### SET PROBLEM
Among the lines below, keep only those from the one containing "Generate a component" through the one containing "6.7, 6.8, 6.9];", and reproduce them exactly.
_____
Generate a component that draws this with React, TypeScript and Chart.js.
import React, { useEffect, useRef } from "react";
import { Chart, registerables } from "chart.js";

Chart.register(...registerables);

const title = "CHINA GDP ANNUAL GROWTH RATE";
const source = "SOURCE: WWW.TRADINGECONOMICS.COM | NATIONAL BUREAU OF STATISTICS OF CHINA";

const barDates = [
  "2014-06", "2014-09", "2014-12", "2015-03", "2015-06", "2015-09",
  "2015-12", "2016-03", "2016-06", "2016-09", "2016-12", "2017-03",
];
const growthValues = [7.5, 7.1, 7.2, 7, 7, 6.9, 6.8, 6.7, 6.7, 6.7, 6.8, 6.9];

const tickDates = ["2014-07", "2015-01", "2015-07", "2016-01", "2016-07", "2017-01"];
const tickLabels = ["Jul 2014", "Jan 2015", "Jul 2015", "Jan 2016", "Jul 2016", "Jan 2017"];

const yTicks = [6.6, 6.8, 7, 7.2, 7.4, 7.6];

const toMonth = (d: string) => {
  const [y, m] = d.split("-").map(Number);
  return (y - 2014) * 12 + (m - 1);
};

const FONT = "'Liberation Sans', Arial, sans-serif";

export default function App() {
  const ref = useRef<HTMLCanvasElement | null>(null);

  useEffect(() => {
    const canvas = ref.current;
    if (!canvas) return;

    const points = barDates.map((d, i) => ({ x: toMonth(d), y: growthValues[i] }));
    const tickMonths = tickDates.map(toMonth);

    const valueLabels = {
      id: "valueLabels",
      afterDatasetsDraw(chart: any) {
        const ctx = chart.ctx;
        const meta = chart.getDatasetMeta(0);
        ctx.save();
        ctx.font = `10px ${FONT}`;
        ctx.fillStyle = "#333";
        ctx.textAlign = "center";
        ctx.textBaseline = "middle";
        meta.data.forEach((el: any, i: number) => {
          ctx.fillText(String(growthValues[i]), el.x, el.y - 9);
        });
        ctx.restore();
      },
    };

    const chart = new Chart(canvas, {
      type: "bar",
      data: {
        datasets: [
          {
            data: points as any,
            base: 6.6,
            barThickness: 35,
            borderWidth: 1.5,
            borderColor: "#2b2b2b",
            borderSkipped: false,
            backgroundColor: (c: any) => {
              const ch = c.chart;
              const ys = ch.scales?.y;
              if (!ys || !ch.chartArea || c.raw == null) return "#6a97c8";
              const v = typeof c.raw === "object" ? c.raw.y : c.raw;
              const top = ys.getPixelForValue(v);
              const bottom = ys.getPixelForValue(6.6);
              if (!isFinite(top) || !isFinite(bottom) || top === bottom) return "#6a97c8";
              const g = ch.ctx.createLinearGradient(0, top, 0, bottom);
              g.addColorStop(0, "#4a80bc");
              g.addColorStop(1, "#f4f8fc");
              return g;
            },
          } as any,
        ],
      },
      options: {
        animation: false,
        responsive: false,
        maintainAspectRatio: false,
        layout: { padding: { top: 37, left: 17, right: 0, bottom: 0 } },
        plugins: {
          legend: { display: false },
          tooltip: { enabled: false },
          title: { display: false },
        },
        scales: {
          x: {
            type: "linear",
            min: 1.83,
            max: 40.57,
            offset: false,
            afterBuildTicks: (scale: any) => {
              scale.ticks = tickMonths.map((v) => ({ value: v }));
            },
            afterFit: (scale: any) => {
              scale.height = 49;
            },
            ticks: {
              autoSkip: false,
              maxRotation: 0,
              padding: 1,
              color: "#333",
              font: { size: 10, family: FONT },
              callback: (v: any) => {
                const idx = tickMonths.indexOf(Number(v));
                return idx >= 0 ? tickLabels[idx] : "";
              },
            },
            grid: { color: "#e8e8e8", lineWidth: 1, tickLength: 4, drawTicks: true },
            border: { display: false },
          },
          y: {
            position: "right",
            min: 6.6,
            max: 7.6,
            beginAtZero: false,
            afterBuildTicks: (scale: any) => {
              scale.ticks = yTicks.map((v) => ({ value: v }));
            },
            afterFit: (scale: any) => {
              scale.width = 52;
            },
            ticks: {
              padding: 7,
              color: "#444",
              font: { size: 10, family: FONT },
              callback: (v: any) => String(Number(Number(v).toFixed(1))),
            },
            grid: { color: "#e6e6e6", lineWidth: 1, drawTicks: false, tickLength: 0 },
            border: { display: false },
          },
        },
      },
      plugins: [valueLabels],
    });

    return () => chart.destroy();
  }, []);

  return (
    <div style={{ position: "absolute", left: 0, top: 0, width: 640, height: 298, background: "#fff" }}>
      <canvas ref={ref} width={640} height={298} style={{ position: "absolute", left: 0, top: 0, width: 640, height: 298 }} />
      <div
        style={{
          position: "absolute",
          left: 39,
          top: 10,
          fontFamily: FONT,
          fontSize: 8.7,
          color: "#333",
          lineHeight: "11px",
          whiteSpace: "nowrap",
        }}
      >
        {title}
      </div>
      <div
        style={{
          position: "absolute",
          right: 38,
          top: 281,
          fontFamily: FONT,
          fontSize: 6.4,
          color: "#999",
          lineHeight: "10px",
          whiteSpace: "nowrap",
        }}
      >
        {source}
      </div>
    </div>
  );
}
_____
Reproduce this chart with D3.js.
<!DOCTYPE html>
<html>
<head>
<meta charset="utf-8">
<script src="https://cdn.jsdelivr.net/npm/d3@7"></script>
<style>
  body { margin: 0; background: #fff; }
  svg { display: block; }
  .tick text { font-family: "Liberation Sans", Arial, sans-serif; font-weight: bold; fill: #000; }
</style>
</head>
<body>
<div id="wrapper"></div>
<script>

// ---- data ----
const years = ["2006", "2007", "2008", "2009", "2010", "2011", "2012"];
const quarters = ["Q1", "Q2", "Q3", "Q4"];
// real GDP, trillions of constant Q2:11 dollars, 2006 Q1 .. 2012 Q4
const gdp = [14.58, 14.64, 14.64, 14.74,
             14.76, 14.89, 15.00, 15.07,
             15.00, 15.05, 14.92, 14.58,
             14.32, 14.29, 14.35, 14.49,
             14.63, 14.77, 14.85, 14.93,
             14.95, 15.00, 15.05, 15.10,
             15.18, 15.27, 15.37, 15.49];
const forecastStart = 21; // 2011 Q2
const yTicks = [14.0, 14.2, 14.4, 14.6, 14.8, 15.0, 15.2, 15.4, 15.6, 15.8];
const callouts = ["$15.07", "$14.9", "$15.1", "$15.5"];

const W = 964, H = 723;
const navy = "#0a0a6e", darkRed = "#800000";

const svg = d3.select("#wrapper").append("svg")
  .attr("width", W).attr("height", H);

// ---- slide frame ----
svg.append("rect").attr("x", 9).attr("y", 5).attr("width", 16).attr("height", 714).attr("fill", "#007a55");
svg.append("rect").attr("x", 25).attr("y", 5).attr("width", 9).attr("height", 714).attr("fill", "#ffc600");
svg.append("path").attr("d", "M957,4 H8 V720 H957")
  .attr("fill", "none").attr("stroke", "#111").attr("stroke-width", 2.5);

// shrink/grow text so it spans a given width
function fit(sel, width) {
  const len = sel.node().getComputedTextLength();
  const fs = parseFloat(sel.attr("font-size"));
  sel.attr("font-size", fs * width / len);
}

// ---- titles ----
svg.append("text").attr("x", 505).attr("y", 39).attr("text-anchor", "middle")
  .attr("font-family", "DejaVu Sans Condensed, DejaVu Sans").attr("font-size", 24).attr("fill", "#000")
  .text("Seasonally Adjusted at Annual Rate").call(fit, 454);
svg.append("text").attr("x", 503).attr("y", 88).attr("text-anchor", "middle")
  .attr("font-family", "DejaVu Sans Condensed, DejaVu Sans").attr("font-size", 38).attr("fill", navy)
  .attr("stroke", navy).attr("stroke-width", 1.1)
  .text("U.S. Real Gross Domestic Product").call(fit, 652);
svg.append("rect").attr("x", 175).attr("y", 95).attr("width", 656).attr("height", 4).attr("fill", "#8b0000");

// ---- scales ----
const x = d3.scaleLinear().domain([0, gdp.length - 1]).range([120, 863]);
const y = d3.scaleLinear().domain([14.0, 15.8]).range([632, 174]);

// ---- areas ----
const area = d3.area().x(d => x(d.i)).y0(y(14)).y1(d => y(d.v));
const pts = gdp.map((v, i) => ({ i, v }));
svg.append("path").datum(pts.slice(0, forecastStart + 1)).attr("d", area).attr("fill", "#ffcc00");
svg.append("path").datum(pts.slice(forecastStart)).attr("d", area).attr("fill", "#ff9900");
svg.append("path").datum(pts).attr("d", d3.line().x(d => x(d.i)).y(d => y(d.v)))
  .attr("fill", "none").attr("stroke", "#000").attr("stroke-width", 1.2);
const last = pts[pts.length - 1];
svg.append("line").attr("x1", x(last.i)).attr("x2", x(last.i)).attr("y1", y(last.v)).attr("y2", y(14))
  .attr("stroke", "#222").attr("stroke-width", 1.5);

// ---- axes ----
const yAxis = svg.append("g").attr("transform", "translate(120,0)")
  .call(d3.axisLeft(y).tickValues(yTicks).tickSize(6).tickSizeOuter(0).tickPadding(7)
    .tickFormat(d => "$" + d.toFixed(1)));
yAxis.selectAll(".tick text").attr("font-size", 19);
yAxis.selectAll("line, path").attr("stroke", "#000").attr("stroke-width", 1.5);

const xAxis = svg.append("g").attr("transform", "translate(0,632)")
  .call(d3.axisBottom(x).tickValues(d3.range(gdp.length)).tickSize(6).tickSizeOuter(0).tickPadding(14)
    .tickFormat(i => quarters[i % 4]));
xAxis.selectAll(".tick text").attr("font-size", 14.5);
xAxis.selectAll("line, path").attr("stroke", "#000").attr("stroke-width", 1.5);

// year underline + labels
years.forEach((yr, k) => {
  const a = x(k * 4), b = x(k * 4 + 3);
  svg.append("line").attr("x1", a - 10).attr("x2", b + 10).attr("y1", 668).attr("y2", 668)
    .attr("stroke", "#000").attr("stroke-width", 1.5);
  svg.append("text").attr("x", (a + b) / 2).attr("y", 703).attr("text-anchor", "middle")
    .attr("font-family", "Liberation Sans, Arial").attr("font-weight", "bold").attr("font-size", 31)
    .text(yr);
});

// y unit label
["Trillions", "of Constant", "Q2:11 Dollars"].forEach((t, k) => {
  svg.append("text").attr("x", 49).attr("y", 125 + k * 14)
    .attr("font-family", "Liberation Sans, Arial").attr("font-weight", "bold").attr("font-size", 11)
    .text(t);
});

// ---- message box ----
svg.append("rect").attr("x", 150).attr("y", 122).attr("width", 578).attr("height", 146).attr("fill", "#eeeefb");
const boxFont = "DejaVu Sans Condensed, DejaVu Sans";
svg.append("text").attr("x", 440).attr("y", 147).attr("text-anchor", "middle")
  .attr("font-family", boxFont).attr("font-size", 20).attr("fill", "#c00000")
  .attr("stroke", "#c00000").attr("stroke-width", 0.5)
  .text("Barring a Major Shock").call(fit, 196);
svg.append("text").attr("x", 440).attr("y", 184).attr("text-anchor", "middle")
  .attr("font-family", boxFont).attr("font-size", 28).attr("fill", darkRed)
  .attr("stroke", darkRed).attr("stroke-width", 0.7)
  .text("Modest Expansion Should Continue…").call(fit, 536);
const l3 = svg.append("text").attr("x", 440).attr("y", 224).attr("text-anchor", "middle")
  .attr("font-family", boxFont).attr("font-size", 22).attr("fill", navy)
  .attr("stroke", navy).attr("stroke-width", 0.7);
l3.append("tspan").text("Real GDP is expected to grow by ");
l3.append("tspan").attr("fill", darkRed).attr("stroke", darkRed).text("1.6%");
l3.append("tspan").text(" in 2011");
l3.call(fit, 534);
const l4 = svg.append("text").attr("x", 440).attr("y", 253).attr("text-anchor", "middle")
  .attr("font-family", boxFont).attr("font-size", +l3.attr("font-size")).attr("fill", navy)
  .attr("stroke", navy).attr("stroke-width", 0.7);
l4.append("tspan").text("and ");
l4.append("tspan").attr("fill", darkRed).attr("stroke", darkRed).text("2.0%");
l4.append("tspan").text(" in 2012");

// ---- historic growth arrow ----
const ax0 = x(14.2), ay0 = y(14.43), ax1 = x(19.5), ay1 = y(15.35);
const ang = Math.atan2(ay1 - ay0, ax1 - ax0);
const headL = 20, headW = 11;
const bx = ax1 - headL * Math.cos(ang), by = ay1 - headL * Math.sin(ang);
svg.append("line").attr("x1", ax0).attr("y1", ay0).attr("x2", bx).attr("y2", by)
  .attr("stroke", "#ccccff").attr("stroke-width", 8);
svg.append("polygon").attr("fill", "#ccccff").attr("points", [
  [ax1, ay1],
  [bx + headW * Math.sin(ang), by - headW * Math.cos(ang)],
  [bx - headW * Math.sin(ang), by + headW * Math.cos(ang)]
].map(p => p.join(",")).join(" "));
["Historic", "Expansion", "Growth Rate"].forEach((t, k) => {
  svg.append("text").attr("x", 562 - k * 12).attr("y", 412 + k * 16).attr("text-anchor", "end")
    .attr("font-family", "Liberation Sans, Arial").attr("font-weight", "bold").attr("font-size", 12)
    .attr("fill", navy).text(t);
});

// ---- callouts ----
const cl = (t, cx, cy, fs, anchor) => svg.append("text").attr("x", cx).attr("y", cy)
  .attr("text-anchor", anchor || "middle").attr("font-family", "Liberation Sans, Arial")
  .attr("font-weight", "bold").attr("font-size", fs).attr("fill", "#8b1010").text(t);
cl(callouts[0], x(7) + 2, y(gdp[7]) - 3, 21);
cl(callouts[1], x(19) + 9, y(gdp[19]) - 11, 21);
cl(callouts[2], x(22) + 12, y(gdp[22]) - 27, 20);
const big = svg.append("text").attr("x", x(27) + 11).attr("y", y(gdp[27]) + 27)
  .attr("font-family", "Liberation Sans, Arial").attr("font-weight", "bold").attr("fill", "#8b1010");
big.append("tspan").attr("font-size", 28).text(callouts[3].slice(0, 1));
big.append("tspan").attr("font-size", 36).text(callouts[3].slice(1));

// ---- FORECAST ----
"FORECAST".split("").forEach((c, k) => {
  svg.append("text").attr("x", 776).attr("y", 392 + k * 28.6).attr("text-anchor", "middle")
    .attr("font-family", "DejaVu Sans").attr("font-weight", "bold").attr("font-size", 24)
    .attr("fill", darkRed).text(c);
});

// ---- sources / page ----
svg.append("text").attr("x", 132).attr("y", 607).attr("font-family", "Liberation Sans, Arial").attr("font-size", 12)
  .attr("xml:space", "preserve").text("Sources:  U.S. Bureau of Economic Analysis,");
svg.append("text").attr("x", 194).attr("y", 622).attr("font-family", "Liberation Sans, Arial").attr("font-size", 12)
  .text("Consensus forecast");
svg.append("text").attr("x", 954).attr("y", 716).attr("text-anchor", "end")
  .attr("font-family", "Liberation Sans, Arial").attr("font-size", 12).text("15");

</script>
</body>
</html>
_____
### THE REPLY
Generate a component that draws this with React, TypeScript and Chart.js.
import React, { useEffect, useRef } from "react";
import { Chart, registerables } from "chart.js";

Chart.register(...registerables);

const title = "CHINA GDP ANNUAL GROWTH RATE";
const source = "SOURCE: WWW.TRADINGECONOMICS.COM | NATIONAL BUREAU OF STATISTICS OF CHINA";

const barDates = [
  "2014-06", "2014-09", "2014-12", "2015-03", "2015-06", "2015-09",
  "2015-12", "2016-03", "2016-06", "2016-09", "2016-12", "2017-03",
];
const growthValues = [7.5, 7.1, 7.2, 7, 7, 6.9, 6.8, 6.7, 6.7, 6.7, 6.8, 6.9];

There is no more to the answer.